Aim of the course
The course will address alternative, critical and justice pedagogies together with research methodologies, speaking to the scholarly project of decolonial feminism. The pedagogical and methodological approaches are based on Freirian perspectives of criticality, conscientisation and learning through sharing with participating scholars developing the weekly agenda/sessions through consultations based on group requirements. Moreover, these approaches are transformative when conversation as method is applied to the classroom as well as research objectives of disrupting the scholar as the locus of knowledge. Instead, the scholar becomes a participant in the research through the decolonial feminist imperative of recognition, reflection and repair.

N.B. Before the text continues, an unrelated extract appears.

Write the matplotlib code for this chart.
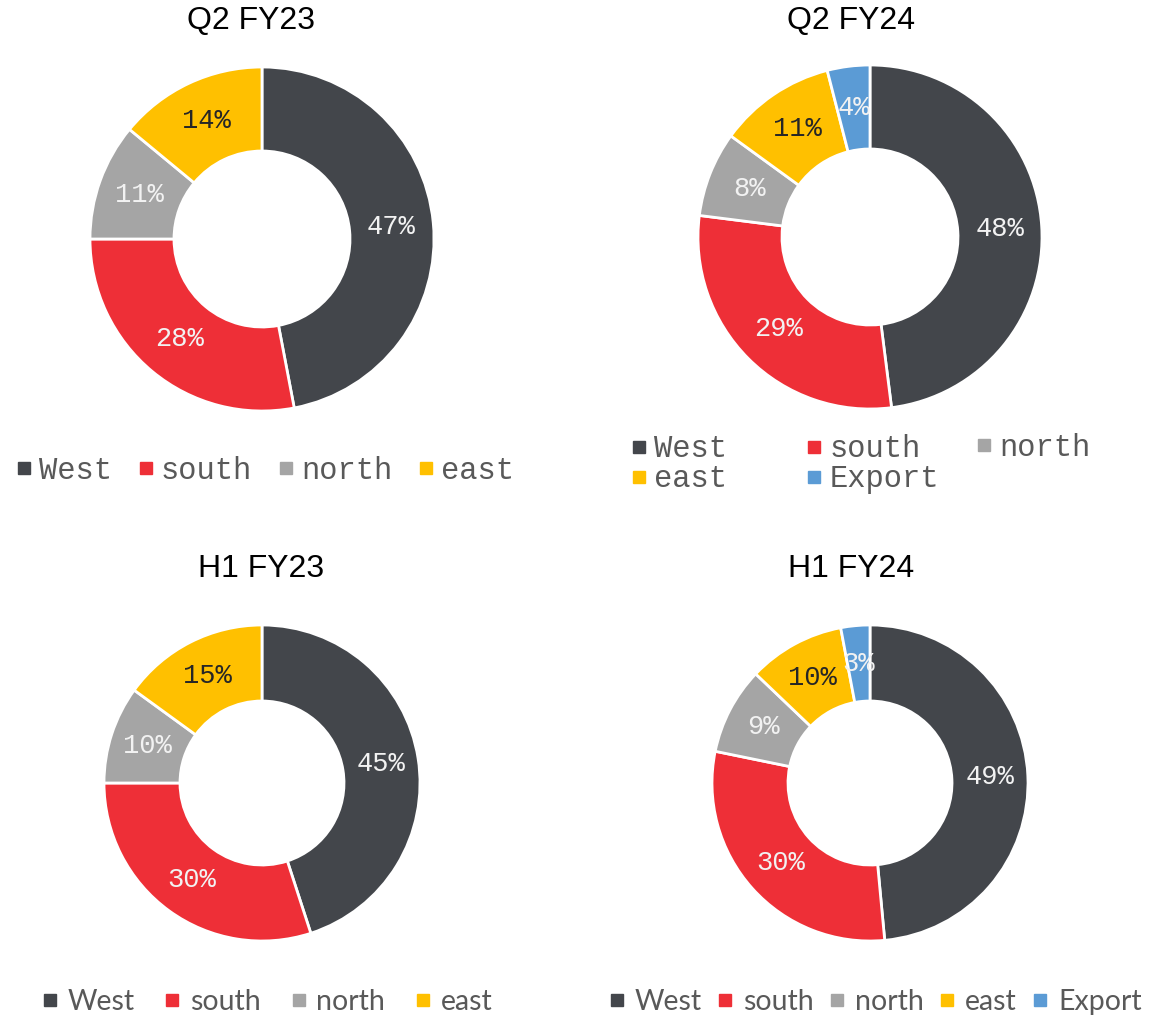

However, a course outline is offered to the group with a comprehensive reading list which is an ongoing archival process open to further readings, including social media sites such as blogs, vlogs, etc. Furthermore, the course sessions will rely on blurring the lines between art/activism/scholarship in order to address the importance of intersecting ontology with epistemologies as well as providing the tools for exploring a healing praxis. The success of the course is heavily reliant on scholarly participation for making this an inclusive process while disrupting colonial praxis. It also gives the scholar the opportunity to practice African radical communitarianism in the three weeks of the course.
Methodology
A decolonial feminist pedagogical and methodological praxis that focuses on healing through conversation as method (logotherapy) will be used in the classroom as part of bridging the classroom to the community through community driven research methods such as learning through sharing with group supervision. Subsequently, hierarchy is dropped in the classroom to engage in African radical communitarianism of Ubuntu, Uhuru and Ujamaa. This pedagogical and methodological praxis relies on a combination of seminars and engagements/presentations: artistic and activistic that speak to decolonial feminism.
Output
After having followed this course, scholars will be able to apply a decolonial feminist lens in their studies, helping to understand how colonialism has led to the ontological and epistemological erasure of lived experiences of marginalised and colonised people. Therefore, the course will help to rethink pedagogies and methodologies against erasure in fostering more epistemic integrity in research by employing a decolonial feminist lens in doctoral and research programmes.